A isto podemos acrescentar outros elementos. Na sua explicação da evolução da divisão entre lucros e salários, Piketty favorece uma explicação técnica: a substituição de trabalho por capital. Isto é consistente com o fato de que considera o capital e o trabalho como “fatores de produção”, de acordo com as normas da teoria econômica neoclássica. Entretanto, a questão central registrada nos Estados Unidos e na Europa a partir da década de 1980 é que o desemprego pesa sobre o equilíbrio do poder entre capital e trabalho, o que leva a reduzir os salários. Um fator causal fundamental como política e socialmente cegadora.

Mas Piketty substitui a explicação social e política pela explicação tecnológica. O economista e matemático Bernard Guerrien, autor de um notável Dicionário de Análise Econômica (2012), havia escrito um artigo muito rigoroso, já em 2010, intitulado “A estranha fascinação de Thomas Piketty pela teoria neoclássica da distribuição”.

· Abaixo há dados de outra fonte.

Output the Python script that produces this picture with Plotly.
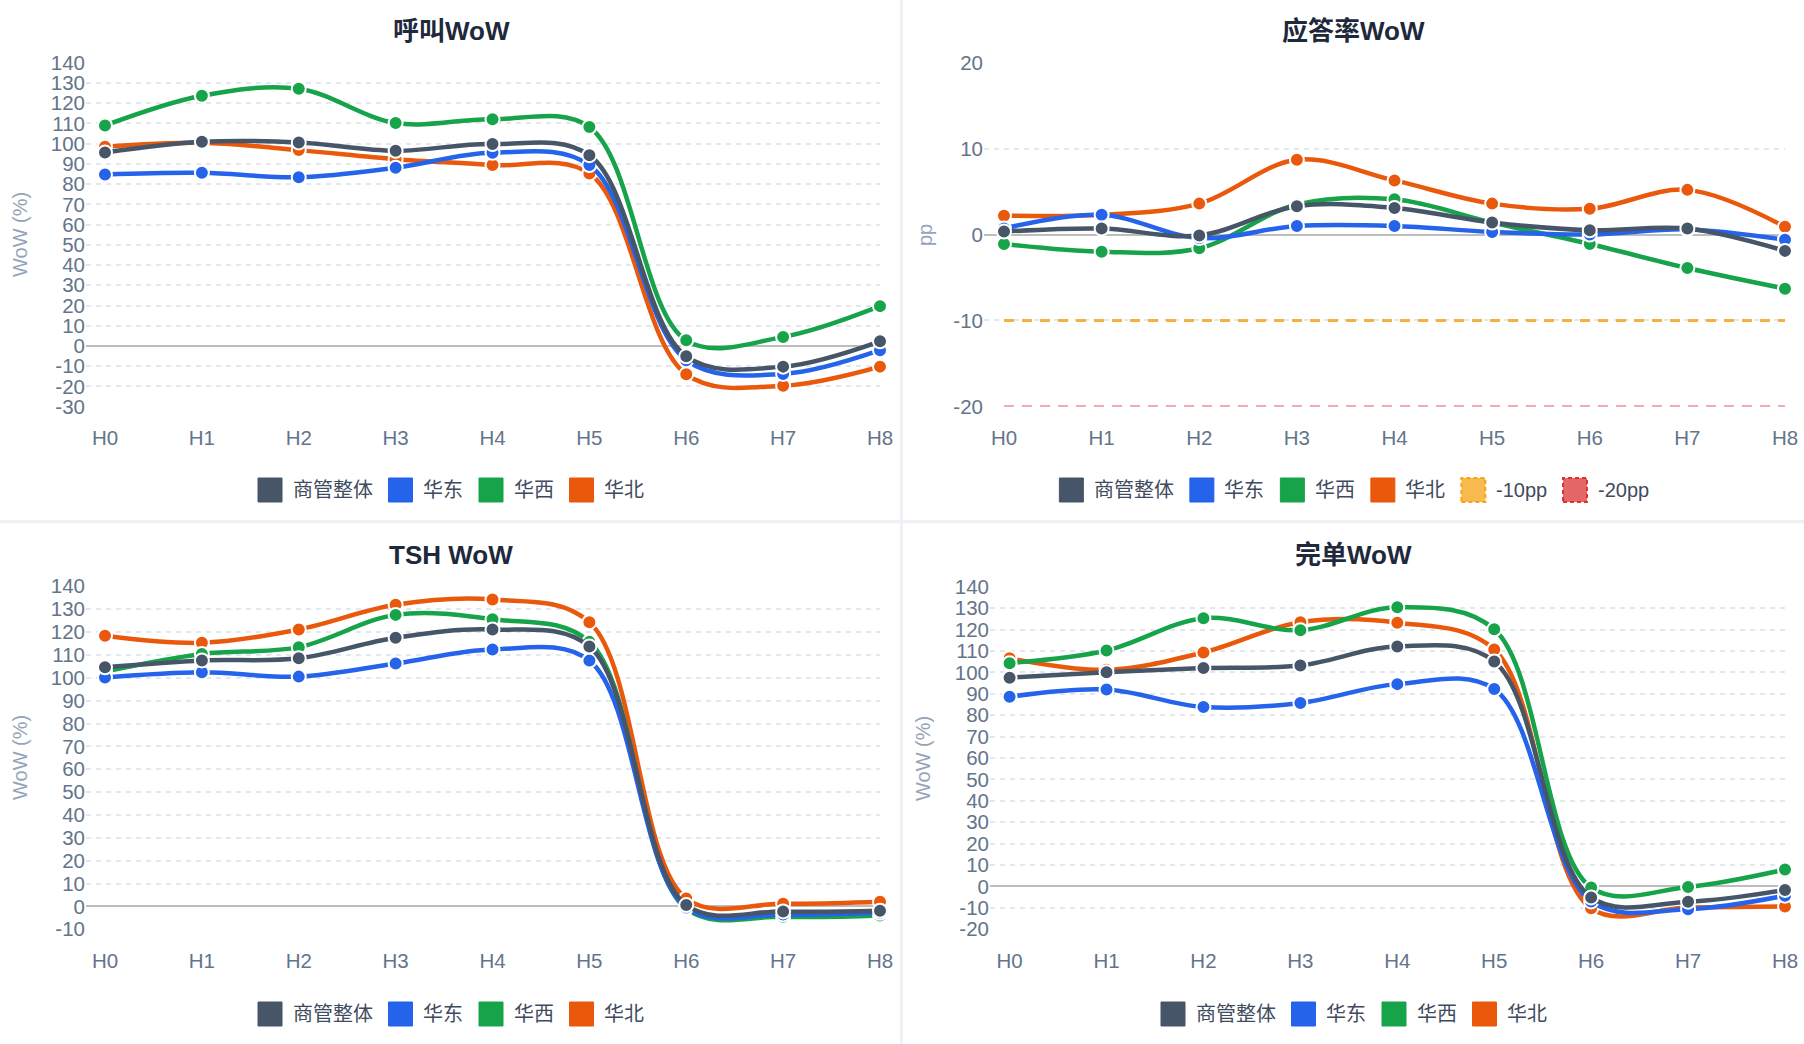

A campanha favorável da imprensa “especializada” ao trabalho de Piketty – que contém, repito, uma grande quantidade de dados úteis – não é alheia à magnitude da crise capitalista internacional, à pobreza massiva, e à crescente desigualdade entre “o 1% e os 99%”. Portanto, expressa a vontade de algumas frações burguesas dominantes, com a ajuda inestimável das “forças progressistas” governantes (tão bem conhecidas na América do Sul), de conter os protestos populares. Acreditam que os “planos assistenciais” e uma “melhor distribuição” podem evitar possíveis explosões sociais.

Na Europa, enquanto isso, a troika (Banco Centro Europeu, União Europeia e Fundo Monetário Internacional) impõe – cada vez com maior brutalidade – medidas econômicas sociais destrutivas. Ao mesmo tempo que se apresentam certas “similitudes” com a década de 1930 – ascensão de uma extrema direita (que, não obstante, se diferencia do fascismo daqueles anos), e a aplicação de um “Estado de exceção” –, a tendência parece clara: governos mais repressivos. Independentemente da sua orientação política.